Imperniando come suo solito la pellicola sul lirismo delle piccole cose, in Amanda – presentato nella sezione Orizzonti – Mikhaël Hers si prende la responsabilità di metabolizzare il trauma dell’escalation terroristica in Francia eleggendo a simbolo del martirio europeo l’innocente per antonomasia, senza però arrischiarsi a dare una propria lettura della questione.
In una giornata come tante, mentre è di passaggio per il parco David – Vincent Lacoste – si ritrova davanti uno scenario infernale. In quel parco dove si recava spesso con amici e parenti dei terroristi si sono messi a sparare sulla folla, ferendo la fidanzata Léna – Stacy Martin – e privandolo della sorella maggiore Sandrine – Ophélia Kolb. Perduto ogni punto di riferimento, David dovrà farsi carico della tutela della nipotina Amanda – Isaure Multrier – senza lasciarsi vincere dalla disperazione.
Se come in Questo sentimento estivo (2015) ritroviamo il motivo del lutto improvviso con annesso tentativo di riedificazione del mondo degli affetti, questa volta Hers si confronta nei limiti della finzione – l’attentato al Parco Vincennes è fittizio – con un evento storico che ha lasciato il segno nella memoria collettiva del Vecchio Continente. Era scontato che la settima arte – e a maggior ragione il cinema d’oltralpe – si facesse carico, assieme alle altre, della rielaborazione di quello che è stato definito «l’11 settembre francese», ma Amanda ne è un primo esempio molto acerbo.
Scoraggiato in apertura dal ritratto della famiglia poco ortodossa ma felice, lo spettatore si risveglia dal torpore soltanto dopo il primo quarto, quando la soggettiva di David mette a fuoco per qualche istante i corpi sfigurati dai proiettili – che tanto valeva non mostrare, a questo punto. Sarebbe lecito pensare che, da qui in poi, le implicazioni di questa disgrazia costringano il ragazzo ad assumersi le sue responsabilità di adulto, ma ciò avviene solo in apparenza.
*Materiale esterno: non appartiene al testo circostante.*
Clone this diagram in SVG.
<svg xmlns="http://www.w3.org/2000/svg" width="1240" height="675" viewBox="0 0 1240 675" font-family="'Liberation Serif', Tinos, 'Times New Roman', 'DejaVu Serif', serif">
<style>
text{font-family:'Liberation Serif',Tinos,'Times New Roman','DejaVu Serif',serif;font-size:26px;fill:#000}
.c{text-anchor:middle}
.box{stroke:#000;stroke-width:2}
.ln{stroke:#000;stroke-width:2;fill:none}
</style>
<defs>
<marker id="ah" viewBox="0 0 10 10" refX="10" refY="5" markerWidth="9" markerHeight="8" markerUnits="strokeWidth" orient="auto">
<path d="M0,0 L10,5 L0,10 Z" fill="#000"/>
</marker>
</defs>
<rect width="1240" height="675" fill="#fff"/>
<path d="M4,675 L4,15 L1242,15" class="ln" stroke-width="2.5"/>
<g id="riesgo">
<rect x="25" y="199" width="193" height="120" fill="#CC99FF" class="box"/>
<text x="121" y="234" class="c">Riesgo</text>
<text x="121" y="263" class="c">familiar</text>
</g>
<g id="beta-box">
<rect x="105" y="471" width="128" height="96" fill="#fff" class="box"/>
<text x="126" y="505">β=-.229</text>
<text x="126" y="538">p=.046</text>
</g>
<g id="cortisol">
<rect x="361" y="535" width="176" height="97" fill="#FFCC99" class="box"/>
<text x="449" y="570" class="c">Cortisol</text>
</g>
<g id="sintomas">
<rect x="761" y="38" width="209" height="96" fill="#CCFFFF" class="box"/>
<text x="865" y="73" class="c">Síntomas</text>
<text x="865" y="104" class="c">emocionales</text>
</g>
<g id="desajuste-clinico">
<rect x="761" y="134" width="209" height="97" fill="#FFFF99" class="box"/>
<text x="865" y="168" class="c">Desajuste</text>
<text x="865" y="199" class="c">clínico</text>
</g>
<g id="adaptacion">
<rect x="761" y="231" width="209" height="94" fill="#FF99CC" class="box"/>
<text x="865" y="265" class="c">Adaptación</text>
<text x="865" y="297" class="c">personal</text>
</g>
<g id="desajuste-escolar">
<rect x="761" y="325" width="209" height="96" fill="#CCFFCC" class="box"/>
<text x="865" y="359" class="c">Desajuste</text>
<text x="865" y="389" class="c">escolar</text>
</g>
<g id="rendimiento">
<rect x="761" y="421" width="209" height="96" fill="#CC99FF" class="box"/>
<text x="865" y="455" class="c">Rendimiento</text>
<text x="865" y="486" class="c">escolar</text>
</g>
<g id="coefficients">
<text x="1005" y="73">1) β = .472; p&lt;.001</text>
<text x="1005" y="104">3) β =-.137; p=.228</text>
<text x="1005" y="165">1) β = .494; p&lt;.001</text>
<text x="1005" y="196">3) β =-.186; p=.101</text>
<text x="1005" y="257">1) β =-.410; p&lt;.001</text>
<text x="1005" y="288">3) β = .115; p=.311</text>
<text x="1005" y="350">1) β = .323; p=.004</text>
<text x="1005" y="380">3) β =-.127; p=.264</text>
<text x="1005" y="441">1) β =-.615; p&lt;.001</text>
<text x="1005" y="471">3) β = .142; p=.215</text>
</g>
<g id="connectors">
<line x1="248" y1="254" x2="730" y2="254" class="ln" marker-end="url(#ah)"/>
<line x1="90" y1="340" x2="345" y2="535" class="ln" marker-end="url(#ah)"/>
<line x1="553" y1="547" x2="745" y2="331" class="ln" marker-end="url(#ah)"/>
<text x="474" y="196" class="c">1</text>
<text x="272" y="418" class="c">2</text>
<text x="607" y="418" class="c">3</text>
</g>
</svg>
Parigi e la realtà familiare di Amanda e David, anche se tragicamente segnate, continuano a brillare di quella luce misteriosa e rassicurante che Hers tanto ama irradiare, optando per una facile morale – ovvero che, nonostante tutto, la vita continua – e degli accorgimenti ancora più facili in termini di empatia. Come non commuoversi davanti agli occhioni azzurri rossi di pianto della piccola Amanda? Come non struggersi per la storia d’amore tra i bellissimi David e Léna interrotta anzitempo?
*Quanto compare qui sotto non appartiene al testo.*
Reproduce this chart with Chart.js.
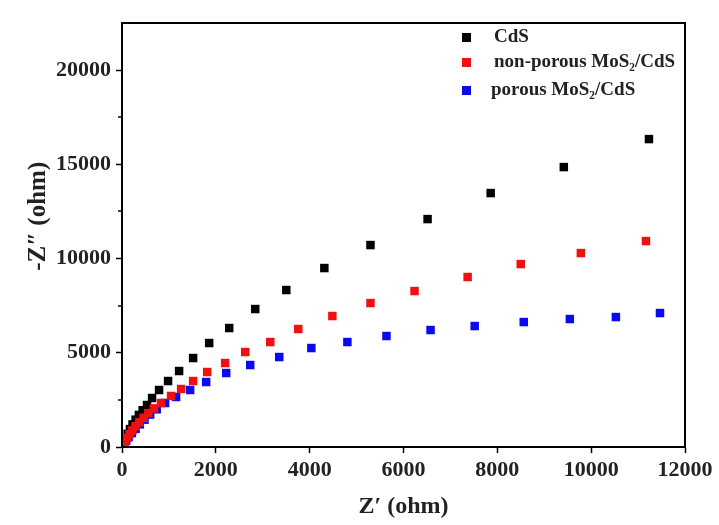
<!DOCTYPE html>
<html><head><meta charset="utf-8">
<script src="https://cdn.jsdelivr.net/npm/chart.js@4"></script>
<style>html,body{margin:0;padding:0;background:#fff}#w{width:719px;height:525px;position:relative}</style>
</head><body><div id="w"><canvas id="c"></canvas></div>
<script>
const seriesNames = ['CdS', 'non-porous MoS\u2082/CdS', 'porous MoS\u2082/CdS'];
const seriesColors = ['#000000', '#f01010', '#0a0aee'];
const cdsX = [20,45,80,120,170,225,290,360,440,534,641,790,982,1217,1516,1858,2285,2840,3502,4313,5296,6513,7858,9417,11232];
const cdsY = [80,250,450,700,950,1200,1450,1700,1950,2228,2600,3024,3501,4032,4721,5517,6313,7321,8329,9496,10716,12095,13475,14854,16340];
const nonPorousX = [15,40,70,110,160,220,290,370,460,560,680,833,1046,1260,1516,1815,2199,2627,3160,3758,4484,5296,6235,7367,8499,9780,11168];
const nonPorousY = [60,180,320,490,680,880,1100,1320,1550,1800,2050,2334,2706,3077,3501,3979,4456,5040,5570,6260,6950,7639,8276,9019,9708,10292,10928];
const porousX = [20,50,90,140,210,290,380,480,600,740,918,1153,1452,1794,2221,2733,3352,4036,4804,5637,6577,7517,8563,9545,10527,11467];
const porousY = [60,180,340,520,740,960,1200,1450,1720,2000,2334,2653,3024,3448,3926,4350,4774,5252,5570,5889,6207,6419,6631,6790,6896,7109];
const xTicks = [0,2000,4000,6000,8000,10000,12000];
const yTicks = [0,5000,10000,15000,20000];
const yMinorTicks = [2500,7500,12500,17500];

function pts(xs, ys){ return xs.map((x,i)=>({x:x, y:ys[i]})); }
const FONT = '"Liberation Serif", "Times New Roman", serif';

const framePlugin = {
  id: 'frame',
  afterDraw(chart){
    const ctx = chart.ctx, a = chart.chartArea, ys = chart.scales.y;
    ctx.save();
    ctx.strokeStyle = '#000'; ctx.lineWidth = 2;
    ctx.strokeRect(a.left, a.top, a.right - a.left, a.bottom - a.top);
    ctx.lineWidth = 1.5;
    yMinorTicks.forEach(v=>{
      const py = Math.round(ys.getPixelForValue(v));
      ctx.beginPath(); ctx.moveTo(a.left - 4, py); ctx.lineTo(a.left, py); ctx.stroke();
    });
    // legend
    const rows = [37, 62, 90];
    const textX = [494, 494, 491];
    ctx.font = 'bold 19px ' + FONT;
    ctx.textBaseline = 'middle';
    chart.data.datasets.forEach((ds)=>{
      const k = ds.legendIndex, r = rows[k];
      ctx.fillStyle = ds.backgroundColor;
      ctx.fillRect(462, r - 4, 9, 9);
      ctx.fillStyle = '#222';
      ctx.fillText(ds.label, textX[k], r);
    });
    ctx.restore();
  }
};

const fmt = v => String(v);

new Chart(document.getElementById('c'), {
  type: 'scatter',
  data: {
    datasets: [
      {label: seriesNames[1], legendIndex: 1, data: pts(nonPorousX, nonPorousY), backgroundColor: seriesColors[1], borderColor: seriesColors[1], order: 0},
      {label: seriesNames[0], legendIndex: 0, data: pts(cdsX, cdsY), backgroundColor: seriesColors[0], borderColor: seriesColors[0], order: 1},
      {label: seriesNames[2], legendIndex: 2, data: pts(porousX, porousY), backgroundColor: seriesColors[2], borderColor: seriesColors[2], order: 2}
    ]
  },
  options: {
    responsive: true, maintainAspectRatio: false, animation: false,
    layout: {padding: {left: 0, right: 34, top: 23, bottom: 0}},
    elements: {point: {pointStyle: 'rect', radius: 6, borderWidth: 0, hoverRadius: 6}},
    plugins: {legend: {display: false}, tooltip: {enabled: false}},
    scales: {
      x: {
        type: 'linear', min: 0, max: 12000,
        afterBuildTicks: s => { s.ticks = xTicks.map(v=>({value:v})); },
        afterFit: s => { s.height = 78; },
        grid: {drawOnChartArea: false, tickLength: 6, tickColor: '#000', tickWidth: 1.5},
        border: {color: '#000', width: 2},
        ticks: {color: '#222', font: {family: FONT, size: 22, weight: 'bold'}, padding: 4, maxRotation: 0, callback: fmt},
        title: {display: true, text: 'Z\u2032 (ohm)', color: '#222', font: {family: FONT, size: 24, weight: 'bold'}, padding: {top: 0}}
      },
      y: {
        type: 'linear', min: 0, max: 22500,
        afterBuildTicks: s => { s.ticks = yTicks.map(v=>({value:v})); },
        afterFit: s => { s.width = 122; },
        grid: {drawOnChartArea: false, tickLength: 6, tickColor: '#000', tickWidth: 1.5},
        border: {color: '#000', width: 2},
        ticks: {color: '#222', font: {family: FONT, size: 22, weight: 'bold'}, padding: 5, callback: fmt},
        title: {display: true, text: '      -Z\u2033 (ohm)', color: '#222', font: {family: FONT, size: 25, weight: 'bold'}, padding: {top: 24}}
      }
    }
  },
  plugins: [framePlugin]
});
</script>
</body></html>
Nascondendosi dietro la tragicità dell’evento cui allude Amanda cerca di scoraggiare in partenza i possibili detrattori, ma è in realtà un film palliativo e mediocre nel senso etimologico del termine: resta continuamente sulla via mediana, senza cercare eccessive tensioni drammatiche ma nemmeno il realismo puro, segno di una scrittura che, a parte il riferimento all’attualità, sembra non aver molto da dire. Certo offre delle prospettive edificanti, ma non è questo che bisognerebbe fare nel momento in cui la contemporaneità diventa non solo sfondo, ma motore della storia che si vorrebbe raccontare.